### What is asked
Each entry below is to be given again word for word, with no pictures.

### Source code of charts
========

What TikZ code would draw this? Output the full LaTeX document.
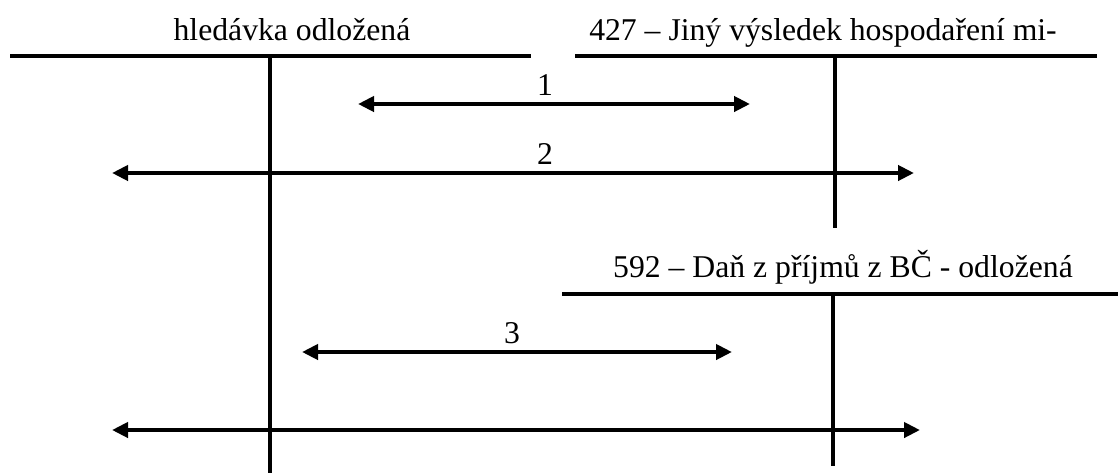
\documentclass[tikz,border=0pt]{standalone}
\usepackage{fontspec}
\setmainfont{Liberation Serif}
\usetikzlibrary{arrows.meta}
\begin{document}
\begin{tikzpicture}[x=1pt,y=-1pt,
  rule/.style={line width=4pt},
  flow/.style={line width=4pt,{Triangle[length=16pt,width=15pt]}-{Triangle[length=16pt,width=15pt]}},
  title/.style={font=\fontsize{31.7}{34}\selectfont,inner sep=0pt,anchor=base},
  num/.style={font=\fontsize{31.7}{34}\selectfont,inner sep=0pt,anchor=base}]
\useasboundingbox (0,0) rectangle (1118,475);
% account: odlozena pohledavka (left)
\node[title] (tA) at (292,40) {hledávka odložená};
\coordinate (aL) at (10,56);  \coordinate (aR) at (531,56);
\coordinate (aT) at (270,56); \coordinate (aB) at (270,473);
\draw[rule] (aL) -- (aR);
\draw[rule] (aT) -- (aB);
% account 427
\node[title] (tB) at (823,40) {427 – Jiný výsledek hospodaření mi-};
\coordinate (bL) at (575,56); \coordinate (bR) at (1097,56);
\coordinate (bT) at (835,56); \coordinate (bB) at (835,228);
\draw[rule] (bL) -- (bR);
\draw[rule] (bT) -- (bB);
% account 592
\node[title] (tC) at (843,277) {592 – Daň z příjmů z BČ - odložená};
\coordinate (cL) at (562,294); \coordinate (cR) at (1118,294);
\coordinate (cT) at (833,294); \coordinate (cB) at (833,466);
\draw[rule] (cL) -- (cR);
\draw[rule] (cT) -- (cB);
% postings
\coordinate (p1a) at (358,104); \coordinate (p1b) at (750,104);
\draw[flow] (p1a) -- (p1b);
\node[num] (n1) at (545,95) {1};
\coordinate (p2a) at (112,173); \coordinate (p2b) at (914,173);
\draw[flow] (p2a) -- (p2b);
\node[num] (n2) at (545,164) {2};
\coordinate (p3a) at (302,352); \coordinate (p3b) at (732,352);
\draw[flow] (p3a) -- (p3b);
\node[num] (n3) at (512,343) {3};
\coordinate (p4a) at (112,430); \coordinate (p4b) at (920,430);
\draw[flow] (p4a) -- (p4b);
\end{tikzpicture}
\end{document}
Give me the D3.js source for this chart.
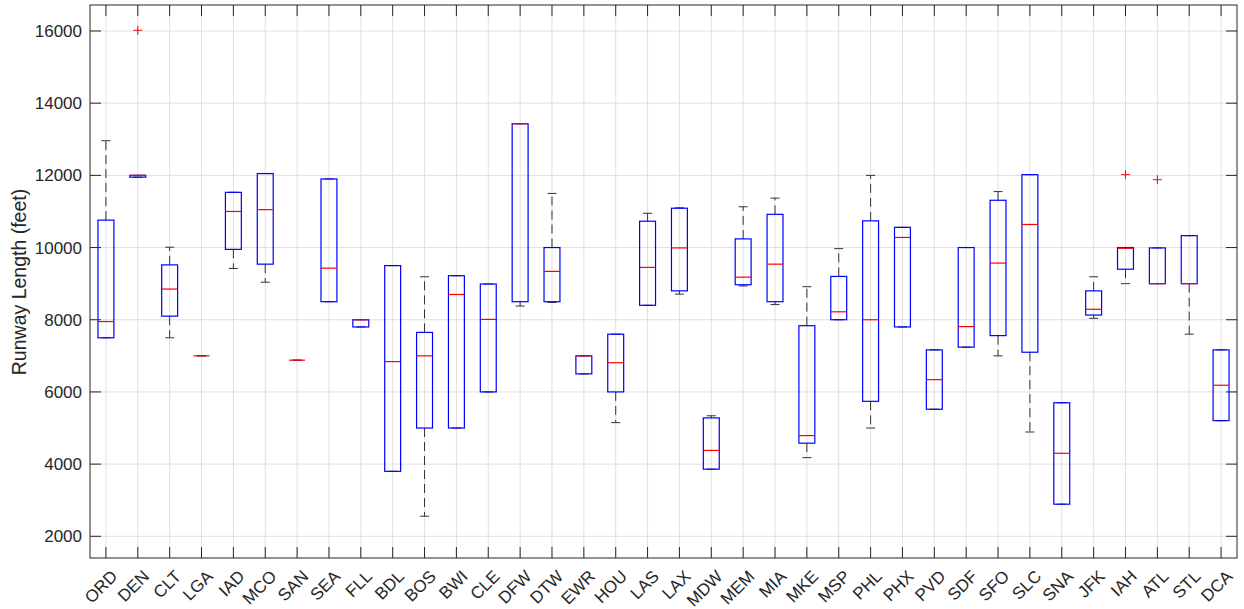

========

### Correct result
What TikZ code would draw this? Output the full LaTeX document.
\documentclass[tikz,border=0pt]{standalone}
\usepackage{fontspec}
\setmainfont{Liberation Serif}
\usetikzlibrary{arrows.meta}
\begin{document}
\begin{tikzpicture}[x=1pt,y=-1pt,
  rule/.style={line width=4pt},
  flow/.style={line width=4pt,{Triangle[length=16pt,width=15pt]}-{Triangle[length=16pt,width=15pt]}},
  title/.style={font=\fontsize{31.7}{34}\selectfont,inner sep=0pt,anchor=base},
  num/.style={font=\fontsize{31.7}{34}\selectfont,inner sep=0pt,anchor=base}]
\useasboundingbox (0,0) rectangle (1118,475);
% account: odlozena pohledavka (left)
\node[title] (tA) at (292,40) {hledávka odložená};
\coordinate (aL) at (10,56);  \coordinate (aR) at (531,56);
\coordinate (aT) at (270,56); \coordinate (aB) at (270,473);
\draw[rule] (aL) -- (aR);
\draw[rule] (aT) -- (aB);
% account 427
\node[title] (tB) at (823,40) {427 – Jiný výsledek hospodaření mi-};
\coordinate (bL) at (575,56); \coordinate (bR) at (1097,56);
\coordinate (bT) at (835,56); \coordinate (bB) at (835,228);
\draw[rule] (bL) -- (bR);
\draw[rule] (bT) -- (bB);
% account 592
\node[title] (tC) at (843,277) {592 – Daň z příjmů z BČ - odložená};
\coordinate (cL) at (562,294); \coordinate (cR) at (1118,294);
\coordinate (cT) at (833,294); \coordinate (cB) at (833,466);
\draw[rule] (cL) -- (cR);
\draw[rule] (cT) -- (cB);
% postings
\coordinate (p1a) at (358,104); \coordinate (p1b) at (750,104);
\draw[flow] (p1a) -- (p1b);
\node[num] (n1) at (545,95) {1};
\coordinate (p2a) at (112,173); \coordinate (p2b) at (914,173);
\draw[flow] (p2a) -- (p2b);
\node[num] (n2) at (545,164) {2};
\coordinate (p3a) at (302,352); \coordinate (p3b) at (732,352);
\draw[flow] (p3a) -- (p3b);
\node[num] (n3) at (512,343) {3};
\coordinate (p4a) at (112,430); \coordinate (p4b) at (920,430);
\draw[flow] (p4a) -- (p4b);
\end{tikzpicture}
\end{document}
Give me the D3.js source for this chart.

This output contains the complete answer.